* **AIM OF THE TASK**: Set down, exactly as written, the lines from the top of the data to the line that holds "5: Walker Creek", and omit the pictures.

* **DATA EXTRACT**:
----------

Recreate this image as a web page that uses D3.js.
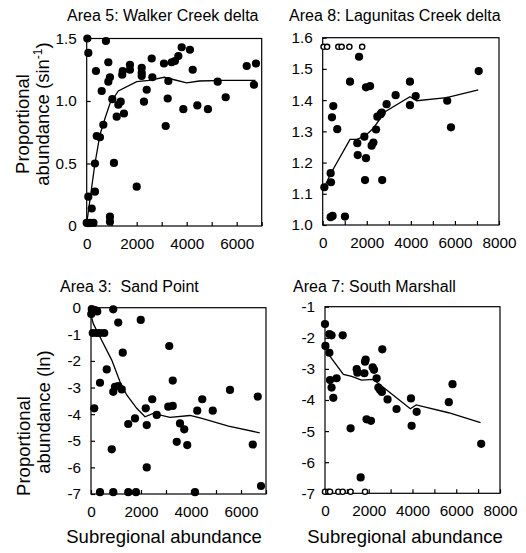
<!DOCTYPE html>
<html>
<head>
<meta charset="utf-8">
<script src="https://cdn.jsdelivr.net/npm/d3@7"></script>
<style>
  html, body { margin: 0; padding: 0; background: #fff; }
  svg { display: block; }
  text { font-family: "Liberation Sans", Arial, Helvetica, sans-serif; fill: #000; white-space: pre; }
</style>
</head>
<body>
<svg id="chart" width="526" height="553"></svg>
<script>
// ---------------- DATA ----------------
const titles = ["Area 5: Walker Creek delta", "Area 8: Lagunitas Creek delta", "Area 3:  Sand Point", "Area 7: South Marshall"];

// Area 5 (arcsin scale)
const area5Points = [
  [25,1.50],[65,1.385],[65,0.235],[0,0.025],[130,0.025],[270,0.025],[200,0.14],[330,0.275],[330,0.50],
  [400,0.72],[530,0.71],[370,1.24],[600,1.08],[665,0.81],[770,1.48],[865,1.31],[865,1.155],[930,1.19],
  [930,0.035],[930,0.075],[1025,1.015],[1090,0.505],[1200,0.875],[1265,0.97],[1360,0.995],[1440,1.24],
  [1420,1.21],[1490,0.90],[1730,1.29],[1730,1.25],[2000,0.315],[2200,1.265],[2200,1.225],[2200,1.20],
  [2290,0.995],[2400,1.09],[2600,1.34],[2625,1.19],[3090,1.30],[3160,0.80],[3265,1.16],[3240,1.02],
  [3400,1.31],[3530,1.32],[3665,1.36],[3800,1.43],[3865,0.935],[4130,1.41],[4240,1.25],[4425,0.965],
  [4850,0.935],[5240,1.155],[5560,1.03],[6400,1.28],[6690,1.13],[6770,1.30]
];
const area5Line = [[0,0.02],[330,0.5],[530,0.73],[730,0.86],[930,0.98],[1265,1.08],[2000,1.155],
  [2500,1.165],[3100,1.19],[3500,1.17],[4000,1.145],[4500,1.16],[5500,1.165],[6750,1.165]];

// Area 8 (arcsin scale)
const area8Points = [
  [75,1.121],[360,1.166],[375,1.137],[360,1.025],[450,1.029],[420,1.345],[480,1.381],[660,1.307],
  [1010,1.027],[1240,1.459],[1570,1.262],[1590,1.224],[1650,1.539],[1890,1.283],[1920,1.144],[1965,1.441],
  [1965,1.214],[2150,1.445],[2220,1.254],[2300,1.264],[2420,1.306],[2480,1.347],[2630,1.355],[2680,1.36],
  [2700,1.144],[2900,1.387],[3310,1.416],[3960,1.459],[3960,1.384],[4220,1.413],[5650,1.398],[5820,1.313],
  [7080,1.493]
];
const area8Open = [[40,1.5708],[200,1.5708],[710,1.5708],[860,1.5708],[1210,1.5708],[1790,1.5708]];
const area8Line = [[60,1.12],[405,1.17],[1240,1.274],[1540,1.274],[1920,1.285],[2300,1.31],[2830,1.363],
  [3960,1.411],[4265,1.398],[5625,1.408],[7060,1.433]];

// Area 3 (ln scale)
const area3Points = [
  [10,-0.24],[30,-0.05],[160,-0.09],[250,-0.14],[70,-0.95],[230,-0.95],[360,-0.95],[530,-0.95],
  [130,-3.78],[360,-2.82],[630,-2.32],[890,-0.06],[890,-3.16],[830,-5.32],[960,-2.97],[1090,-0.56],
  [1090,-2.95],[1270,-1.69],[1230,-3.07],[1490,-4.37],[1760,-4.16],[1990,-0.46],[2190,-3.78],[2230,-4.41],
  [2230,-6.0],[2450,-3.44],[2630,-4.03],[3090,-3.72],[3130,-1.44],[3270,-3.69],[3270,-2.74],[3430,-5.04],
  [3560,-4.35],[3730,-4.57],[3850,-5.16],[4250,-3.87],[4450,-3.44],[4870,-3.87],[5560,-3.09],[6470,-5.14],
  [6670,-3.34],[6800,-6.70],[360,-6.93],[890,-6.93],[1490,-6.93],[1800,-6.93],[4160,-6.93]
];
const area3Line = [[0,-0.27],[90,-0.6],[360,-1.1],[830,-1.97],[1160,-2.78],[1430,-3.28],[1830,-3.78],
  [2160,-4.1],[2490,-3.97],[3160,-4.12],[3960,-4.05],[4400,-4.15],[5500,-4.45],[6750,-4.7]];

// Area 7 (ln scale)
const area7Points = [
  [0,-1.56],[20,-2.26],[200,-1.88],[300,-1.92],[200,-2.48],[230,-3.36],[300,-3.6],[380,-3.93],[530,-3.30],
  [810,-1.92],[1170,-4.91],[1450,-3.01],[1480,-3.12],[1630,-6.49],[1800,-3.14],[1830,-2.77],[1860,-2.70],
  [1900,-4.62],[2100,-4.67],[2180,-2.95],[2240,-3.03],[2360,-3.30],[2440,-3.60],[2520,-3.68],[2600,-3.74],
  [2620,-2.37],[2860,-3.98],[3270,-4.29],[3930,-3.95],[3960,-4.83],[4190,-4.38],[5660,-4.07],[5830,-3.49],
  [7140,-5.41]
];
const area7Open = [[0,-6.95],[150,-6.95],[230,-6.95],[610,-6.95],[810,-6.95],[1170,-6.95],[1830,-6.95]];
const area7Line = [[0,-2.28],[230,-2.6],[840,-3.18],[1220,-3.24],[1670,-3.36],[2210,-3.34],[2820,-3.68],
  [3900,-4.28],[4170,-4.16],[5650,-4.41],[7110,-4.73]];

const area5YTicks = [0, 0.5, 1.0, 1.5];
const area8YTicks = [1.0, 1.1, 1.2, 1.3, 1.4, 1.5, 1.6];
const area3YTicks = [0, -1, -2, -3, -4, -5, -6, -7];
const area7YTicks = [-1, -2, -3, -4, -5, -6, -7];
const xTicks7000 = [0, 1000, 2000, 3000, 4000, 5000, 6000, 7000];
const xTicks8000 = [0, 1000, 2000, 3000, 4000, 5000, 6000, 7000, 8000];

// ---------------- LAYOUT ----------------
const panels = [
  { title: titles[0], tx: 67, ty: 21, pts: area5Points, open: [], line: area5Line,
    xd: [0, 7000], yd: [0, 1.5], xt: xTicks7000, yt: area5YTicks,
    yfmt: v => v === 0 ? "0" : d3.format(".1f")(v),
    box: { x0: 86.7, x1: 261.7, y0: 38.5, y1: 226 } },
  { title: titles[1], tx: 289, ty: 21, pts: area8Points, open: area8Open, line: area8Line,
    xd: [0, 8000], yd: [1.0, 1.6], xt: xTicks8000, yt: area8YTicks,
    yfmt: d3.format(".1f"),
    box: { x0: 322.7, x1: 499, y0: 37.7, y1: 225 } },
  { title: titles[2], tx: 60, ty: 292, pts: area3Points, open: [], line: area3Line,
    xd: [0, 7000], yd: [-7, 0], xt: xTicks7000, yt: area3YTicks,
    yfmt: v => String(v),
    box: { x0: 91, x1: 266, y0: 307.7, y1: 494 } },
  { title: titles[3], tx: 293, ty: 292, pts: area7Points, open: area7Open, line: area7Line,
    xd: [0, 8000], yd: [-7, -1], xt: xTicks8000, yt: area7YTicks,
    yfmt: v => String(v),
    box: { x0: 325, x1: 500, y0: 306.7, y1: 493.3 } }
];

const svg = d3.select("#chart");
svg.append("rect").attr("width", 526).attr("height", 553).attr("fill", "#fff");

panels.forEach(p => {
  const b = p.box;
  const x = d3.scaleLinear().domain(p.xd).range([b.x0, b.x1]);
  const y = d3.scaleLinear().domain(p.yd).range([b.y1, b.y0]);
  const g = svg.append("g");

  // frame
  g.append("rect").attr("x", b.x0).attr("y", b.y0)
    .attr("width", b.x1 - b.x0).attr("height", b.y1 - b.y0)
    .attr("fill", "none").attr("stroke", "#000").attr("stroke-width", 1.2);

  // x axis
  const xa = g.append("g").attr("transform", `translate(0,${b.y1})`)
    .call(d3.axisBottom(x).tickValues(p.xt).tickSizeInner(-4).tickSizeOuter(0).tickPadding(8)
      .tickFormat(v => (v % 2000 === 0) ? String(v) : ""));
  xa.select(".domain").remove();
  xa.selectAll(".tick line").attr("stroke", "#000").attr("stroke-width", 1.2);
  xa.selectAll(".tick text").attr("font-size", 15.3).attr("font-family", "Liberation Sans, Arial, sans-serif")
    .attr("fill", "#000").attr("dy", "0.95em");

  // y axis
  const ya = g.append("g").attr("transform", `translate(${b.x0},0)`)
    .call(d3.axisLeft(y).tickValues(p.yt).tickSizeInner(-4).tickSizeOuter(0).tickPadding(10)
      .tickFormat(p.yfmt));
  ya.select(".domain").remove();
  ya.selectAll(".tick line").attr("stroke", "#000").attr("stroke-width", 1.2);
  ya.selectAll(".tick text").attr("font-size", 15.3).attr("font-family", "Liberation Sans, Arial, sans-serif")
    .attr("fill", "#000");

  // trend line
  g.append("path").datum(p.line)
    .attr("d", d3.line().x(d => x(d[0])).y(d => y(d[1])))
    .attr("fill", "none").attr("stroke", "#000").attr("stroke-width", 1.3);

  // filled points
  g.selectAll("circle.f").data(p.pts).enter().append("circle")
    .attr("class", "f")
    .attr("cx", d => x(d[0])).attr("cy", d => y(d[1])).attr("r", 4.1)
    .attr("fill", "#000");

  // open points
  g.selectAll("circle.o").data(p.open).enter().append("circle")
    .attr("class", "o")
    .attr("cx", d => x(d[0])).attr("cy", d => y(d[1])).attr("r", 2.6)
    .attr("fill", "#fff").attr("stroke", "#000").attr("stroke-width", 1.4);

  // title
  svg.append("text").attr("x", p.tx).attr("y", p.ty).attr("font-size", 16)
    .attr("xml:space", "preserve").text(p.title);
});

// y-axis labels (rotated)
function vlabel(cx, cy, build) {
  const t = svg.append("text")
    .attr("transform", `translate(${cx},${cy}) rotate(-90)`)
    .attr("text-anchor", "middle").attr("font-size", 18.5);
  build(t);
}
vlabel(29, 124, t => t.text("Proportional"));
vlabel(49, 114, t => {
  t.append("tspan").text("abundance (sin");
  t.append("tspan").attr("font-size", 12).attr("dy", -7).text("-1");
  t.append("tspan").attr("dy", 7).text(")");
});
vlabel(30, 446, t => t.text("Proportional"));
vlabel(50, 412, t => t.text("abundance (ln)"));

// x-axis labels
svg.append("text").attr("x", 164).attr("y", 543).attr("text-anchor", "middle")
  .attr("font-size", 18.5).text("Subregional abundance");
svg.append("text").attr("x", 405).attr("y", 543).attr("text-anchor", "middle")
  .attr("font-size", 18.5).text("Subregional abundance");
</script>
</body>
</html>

----------

* **SOLUTION FOR THIS PROBLEM**:
Recreate this image as a web page that uses D3.js.
<!DOCTYPE html>
<html>
<head>
<meta charset="utf-8">
<script src="https://cdn.jsdelivr.net/npm/d3@7"></script>
<style>
  html, body { margin: 0; padding: 0; background: #fff; }
  svg { display: block; }
  text { font-family: "Liberation Sans", Arial, Helvetica, sans-serif; fill: #000; white-space: pre; }
</style>
</head>
<body>
<svg id="chart" width="526" height="553"></svg>
<script>
// ---------------- DATA ----------------
const titles = ["Area 5: Walker Creek delta", "Area 8: Lagunitas Creek delta", "Area 3:  Sand Point", "Area 7: South Marshall"];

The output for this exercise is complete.